Quando l'amore è il modo di vivere, facciamo scorrere la giustizia come una corrente potente e la rettitudine come un ruscello sempre in movimento.
Quando l'amore è il modo di vivere, la povertà diventa un ricordo del passato.
Quando l'amore è il modo di vivere, la terra si trasforma in un santuario.
Quando l'amore è il modo di vivere, le nostre spade e i nostri scudi vengono seppelliti nelle profondità del fiume e non studieremmo più le guerre.
Quando l'amore è il modo di vivere, allora c’è molto spazio. Molto spazio per tutti i figli di Dio.
E quando l'amore è il modo di vivere, ci trattiamo l'un l'altro - beh, come se fossimo in realtà una sola famiglia.
Quando l'amore è il modo di vivere, sappiamo che Dio è l’origine di tutti noi, e che siamo fratelli e sorelle, figli di Dio.
Cari fratelli e sorelle, questi sono i cieli nuovi e la terra nuova, un mondo nuovo!
Una nuova famiglia umana.
E lasciatemi dire che il vecchio Salomone aveva ragione nell'Antico Testamento: l’amore è fuoco.
Il gesuita francese Teilhard de Chardin fu probabilmente una delle più grandi menti, uno dei più grandi spiriti del XX secolo.

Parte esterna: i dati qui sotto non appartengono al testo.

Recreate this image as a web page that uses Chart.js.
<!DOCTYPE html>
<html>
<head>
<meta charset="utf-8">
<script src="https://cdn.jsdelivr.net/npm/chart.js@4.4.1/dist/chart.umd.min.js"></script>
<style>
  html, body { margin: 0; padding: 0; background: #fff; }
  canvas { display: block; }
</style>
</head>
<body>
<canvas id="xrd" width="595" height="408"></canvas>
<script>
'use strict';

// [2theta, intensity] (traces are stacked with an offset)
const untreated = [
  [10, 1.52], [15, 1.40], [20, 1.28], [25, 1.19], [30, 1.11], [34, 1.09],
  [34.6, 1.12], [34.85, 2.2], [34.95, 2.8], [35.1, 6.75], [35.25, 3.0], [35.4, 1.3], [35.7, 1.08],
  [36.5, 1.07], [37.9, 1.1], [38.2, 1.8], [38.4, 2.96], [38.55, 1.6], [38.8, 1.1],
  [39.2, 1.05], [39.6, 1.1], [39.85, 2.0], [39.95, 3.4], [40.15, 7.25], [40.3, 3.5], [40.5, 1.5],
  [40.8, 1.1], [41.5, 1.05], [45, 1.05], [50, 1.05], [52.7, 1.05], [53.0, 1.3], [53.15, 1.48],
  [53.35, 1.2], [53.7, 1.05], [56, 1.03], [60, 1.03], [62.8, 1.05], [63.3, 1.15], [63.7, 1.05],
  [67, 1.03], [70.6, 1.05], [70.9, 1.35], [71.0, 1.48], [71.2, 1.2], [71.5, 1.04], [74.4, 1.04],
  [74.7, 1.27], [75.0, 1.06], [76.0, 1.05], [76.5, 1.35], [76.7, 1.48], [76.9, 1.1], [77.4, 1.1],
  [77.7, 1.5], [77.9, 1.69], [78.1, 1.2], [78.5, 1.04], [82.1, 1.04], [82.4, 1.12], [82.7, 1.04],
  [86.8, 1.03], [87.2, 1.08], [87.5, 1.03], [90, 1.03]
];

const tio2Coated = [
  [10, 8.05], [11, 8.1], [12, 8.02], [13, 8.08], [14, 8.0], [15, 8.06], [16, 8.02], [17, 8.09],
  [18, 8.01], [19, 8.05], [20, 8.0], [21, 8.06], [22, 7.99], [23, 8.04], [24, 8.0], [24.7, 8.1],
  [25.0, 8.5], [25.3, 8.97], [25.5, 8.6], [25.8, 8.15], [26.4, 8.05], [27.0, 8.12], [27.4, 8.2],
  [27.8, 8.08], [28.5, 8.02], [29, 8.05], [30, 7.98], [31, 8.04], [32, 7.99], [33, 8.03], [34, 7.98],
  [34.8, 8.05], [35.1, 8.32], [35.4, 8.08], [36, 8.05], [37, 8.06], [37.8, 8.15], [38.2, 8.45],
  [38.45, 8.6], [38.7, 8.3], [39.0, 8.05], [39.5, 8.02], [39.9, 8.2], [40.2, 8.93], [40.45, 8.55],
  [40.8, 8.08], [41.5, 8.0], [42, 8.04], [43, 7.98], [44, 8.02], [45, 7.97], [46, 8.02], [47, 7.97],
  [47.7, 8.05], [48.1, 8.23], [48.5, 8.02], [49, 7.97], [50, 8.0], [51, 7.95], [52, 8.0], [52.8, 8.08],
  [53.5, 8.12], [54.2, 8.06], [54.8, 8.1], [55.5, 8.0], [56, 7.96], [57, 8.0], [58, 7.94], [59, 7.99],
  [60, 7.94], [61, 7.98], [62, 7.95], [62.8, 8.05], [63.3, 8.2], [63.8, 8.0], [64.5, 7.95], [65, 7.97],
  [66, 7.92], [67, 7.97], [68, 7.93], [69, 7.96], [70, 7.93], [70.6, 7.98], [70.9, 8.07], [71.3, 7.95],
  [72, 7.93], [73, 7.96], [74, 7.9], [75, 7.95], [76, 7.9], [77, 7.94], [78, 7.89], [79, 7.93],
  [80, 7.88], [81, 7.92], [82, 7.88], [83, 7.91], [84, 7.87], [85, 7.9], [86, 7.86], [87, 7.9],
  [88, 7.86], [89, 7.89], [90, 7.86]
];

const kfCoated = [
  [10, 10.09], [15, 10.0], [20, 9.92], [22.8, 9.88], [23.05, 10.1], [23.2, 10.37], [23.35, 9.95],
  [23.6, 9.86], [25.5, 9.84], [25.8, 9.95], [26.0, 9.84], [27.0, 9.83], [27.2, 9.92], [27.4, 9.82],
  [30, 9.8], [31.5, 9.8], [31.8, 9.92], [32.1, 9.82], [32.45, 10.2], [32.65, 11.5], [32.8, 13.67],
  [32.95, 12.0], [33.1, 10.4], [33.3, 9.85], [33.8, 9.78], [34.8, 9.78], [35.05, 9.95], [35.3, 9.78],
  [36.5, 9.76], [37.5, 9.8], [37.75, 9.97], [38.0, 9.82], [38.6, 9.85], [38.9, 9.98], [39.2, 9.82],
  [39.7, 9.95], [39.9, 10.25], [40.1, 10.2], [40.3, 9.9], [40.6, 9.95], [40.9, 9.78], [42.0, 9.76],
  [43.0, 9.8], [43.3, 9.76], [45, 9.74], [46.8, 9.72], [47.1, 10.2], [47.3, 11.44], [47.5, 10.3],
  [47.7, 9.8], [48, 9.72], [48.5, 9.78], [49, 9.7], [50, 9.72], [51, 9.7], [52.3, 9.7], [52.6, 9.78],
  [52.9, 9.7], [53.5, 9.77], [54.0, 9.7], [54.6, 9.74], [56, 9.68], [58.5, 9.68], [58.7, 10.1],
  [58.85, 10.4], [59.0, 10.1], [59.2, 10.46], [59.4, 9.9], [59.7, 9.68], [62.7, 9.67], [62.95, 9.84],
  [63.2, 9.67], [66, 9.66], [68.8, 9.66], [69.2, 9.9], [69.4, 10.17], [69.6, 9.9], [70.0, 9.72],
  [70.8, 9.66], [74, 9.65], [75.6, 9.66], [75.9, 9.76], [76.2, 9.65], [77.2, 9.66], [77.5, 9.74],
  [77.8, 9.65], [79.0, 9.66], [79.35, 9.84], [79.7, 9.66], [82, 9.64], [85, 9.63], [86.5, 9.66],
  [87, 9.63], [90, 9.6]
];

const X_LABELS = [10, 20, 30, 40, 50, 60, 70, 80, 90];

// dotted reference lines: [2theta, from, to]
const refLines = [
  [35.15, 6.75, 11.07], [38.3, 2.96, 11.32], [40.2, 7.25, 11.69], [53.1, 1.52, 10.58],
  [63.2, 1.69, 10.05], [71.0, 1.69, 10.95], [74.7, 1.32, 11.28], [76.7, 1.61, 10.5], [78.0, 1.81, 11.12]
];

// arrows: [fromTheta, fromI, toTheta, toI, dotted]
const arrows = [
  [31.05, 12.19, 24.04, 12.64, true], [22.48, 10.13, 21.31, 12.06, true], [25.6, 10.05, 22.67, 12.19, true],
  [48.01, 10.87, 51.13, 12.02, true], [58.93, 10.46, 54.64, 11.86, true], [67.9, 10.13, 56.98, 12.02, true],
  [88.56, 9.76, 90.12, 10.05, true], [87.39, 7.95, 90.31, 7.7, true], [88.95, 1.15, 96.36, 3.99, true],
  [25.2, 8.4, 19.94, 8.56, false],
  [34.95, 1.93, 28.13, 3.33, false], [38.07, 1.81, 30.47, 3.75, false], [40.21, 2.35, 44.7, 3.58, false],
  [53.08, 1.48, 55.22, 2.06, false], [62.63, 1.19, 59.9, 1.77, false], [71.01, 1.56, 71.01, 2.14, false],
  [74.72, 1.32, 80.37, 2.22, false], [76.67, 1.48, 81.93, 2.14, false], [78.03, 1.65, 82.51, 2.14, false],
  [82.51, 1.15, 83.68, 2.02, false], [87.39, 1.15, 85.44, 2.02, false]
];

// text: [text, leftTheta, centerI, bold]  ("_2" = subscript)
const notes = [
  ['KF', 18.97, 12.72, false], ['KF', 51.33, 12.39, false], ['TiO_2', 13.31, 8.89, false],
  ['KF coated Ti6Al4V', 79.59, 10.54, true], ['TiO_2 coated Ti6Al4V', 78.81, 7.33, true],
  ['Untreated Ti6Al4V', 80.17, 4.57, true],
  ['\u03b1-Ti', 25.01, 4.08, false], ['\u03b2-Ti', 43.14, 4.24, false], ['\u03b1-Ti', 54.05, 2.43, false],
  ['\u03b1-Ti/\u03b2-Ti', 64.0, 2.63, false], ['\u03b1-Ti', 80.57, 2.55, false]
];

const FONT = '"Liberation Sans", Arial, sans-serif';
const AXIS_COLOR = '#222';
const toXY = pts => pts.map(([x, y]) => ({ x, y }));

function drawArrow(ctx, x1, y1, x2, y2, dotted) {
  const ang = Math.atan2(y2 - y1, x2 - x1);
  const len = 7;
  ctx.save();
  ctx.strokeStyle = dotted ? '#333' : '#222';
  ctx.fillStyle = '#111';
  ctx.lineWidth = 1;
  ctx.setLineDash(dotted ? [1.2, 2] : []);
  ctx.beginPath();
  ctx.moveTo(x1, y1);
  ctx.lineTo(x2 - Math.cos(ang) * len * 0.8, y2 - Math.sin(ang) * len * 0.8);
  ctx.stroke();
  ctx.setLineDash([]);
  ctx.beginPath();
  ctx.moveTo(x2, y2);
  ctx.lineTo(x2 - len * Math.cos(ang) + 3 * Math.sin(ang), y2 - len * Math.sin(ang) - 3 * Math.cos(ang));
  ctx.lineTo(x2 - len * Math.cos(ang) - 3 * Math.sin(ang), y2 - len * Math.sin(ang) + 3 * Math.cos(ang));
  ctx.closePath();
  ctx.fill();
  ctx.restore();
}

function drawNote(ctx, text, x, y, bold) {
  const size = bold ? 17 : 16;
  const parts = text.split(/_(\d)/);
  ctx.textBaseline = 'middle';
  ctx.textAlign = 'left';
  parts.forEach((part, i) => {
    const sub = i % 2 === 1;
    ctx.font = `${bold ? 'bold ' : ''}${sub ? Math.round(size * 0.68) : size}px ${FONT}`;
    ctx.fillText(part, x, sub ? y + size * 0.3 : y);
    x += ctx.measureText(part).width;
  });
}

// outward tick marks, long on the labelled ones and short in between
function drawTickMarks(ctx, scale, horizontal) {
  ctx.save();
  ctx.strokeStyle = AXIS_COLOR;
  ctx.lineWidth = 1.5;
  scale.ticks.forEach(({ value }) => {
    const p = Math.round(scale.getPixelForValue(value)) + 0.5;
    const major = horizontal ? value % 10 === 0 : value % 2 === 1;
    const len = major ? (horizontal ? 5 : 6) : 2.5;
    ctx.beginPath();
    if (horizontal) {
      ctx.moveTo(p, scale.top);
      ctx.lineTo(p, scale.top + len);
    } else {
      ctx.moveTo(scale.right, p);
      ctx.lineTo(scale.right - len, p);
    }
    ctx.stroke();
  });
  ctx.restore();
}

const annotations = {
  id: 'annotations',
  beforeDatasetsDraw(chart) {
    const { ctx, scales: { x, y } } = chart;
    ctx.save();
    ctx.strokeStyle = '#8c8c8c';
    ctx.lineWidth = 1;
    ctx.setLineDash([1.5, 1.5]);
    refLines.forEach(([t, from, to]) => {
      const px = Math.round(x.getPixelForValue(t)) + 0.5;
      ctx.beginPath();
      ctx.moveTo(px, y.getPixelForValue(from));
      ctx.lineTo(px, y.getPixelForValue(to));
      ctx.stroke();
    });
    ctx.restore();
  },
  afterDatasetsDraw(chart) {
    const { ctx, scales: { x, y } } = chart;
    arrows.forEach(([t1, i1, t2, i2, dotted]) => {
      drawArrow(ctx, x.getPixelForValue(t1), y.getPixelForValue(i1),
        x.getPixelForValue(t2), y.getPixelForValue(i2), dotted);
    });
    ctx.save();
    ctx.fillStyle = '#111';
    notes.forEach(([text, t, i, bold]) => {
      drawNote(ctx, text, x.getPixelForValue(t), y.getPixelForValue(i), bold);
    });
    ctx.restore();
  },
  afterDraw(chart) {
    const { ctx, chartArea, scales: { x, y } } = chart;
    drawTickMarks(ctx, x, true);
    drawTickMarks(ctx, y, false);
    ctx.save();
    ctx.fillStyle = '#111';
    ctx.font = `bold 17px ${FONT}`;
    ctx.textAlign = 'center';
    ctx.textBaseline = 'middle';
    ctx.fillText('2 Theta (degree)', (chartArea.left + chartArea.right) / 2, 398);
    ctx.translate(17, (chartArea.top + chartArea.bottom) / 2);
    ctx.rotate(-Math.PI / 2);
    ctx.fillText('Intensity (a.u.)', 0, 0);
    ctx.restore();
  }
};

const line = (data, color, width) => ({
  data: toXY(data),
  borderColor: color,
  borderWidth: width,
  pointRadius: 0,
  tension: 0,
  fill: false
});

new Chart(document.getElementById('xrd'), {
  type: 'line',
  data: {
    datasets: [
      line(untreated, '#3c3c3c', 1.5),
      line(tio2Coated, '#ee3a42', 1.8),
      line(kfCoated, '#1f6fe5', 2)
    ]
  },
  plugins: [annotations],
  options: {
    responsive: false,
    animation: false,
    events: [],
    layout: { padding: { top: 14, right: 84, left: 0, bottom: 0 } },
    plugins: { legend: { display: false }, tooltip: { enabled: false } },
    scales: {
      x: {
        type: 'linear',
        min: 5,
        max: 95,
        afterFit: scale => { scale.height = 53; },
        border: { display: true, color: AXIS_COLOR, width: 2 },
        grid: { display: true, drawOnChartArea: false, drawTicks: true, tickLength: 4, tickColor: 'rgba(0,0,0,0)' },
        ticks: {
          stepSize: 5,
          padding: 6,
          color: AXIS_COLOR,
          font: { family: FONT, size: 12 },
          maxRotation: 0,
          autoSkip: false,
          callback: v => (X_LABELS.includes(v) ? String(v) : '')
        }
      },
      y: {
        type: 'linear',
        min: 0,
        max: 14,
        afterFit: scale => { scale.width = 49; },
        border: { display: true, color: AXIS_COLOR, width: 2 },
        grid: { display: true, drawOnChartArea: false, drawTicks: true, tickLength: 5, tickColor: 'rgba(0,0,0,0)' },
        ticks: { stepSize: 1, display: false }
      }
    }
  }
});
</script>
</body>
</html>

Un gesuita, un prete cattolico, uno scienziato, uno studioso, un mistico. A partire dal suo retroterra scientifico, oltre che da quello teologico, in alcuni dei suoi scritti ha detto, come anche altri, che la scoperta, l'invenzione o l'uso del fuoco sono state una delle più importanti scoperte scientifiche e tecnologiche di tutta la storia umana.
Il fuoco in larga misura ha reso possibile la civiltà umana.
Il fuoco ha permesso di cucinare il cibo e di fornire modi igienici di mangiare, riducendo allo stesso tempo la diffusione delle malattie.
Il fuoco ha reso possibile riscaldarsi e riscaldare gli ambienti e quindi ha reso possibile la migrazione umana in tutto il mondo, anche nei climi più freddi.
Il fuoco lo ha reso possibile - non ci sarebbe stata un'età del bronzo senza fuoco. Nessuna età del ferro senza fuoco. Nessuna rivoluzione industriale senza fuoco.
I progressi della scienza e della tecnologia dipendono fortemente dall’abilità e capacità umana di prendere il fuoco e usarlo per il bene dell’umanità.
Qualcuno è arrivato qui in macchina oggi? Un'automobile?
Annuisca con la testa chi l'ha fatto, immagino, so che c'erano alcune carrozze.
Per quelli di noi che sono arrivati in auto, il fuoco e il fuoco controllato e imbrigliato hanno reso possibile ciò.
So che la Bibbia dice, e io ci credo, che Gesù camminò sulle acque, ma devo dirvelo, non ho camminato sull'Oceano Atlantico per arrivare qui!
Il fuoco controllato dell’aereo mi ha portato qui!
Il fuoco ci permette di inviare messaggi e tweet, e-mail, Instagram e Facebook e di essere socialmente connessi l'uno con l'altro!
Il fuoco rende possibile tutto ciò!
E Teilhard de Chardin ha detto che il fuoco è stata una delle più grandi scoperte di tutta la storia umana. E poi ha continuato dicendo che se l'umanità usasse di nuovo l'energia del fuoco, se l'umanità catturasse l'energia dell'amore, sarebbe la seconda volta nella storia che scopriremmo il fuoco.
Il dottor King aveva ragione: dobbiamo scoprire l'amore.
La forza redentrice dell'amore.
E quando lo faremo, faremo di questo vecchio mondo un mondo nuovo.
Fratello mio, sorella mia,
Dio ti ama, Dio ti benedice.
E che Dio ci tenga tutti nelle sue onnipotenti mani d'amore!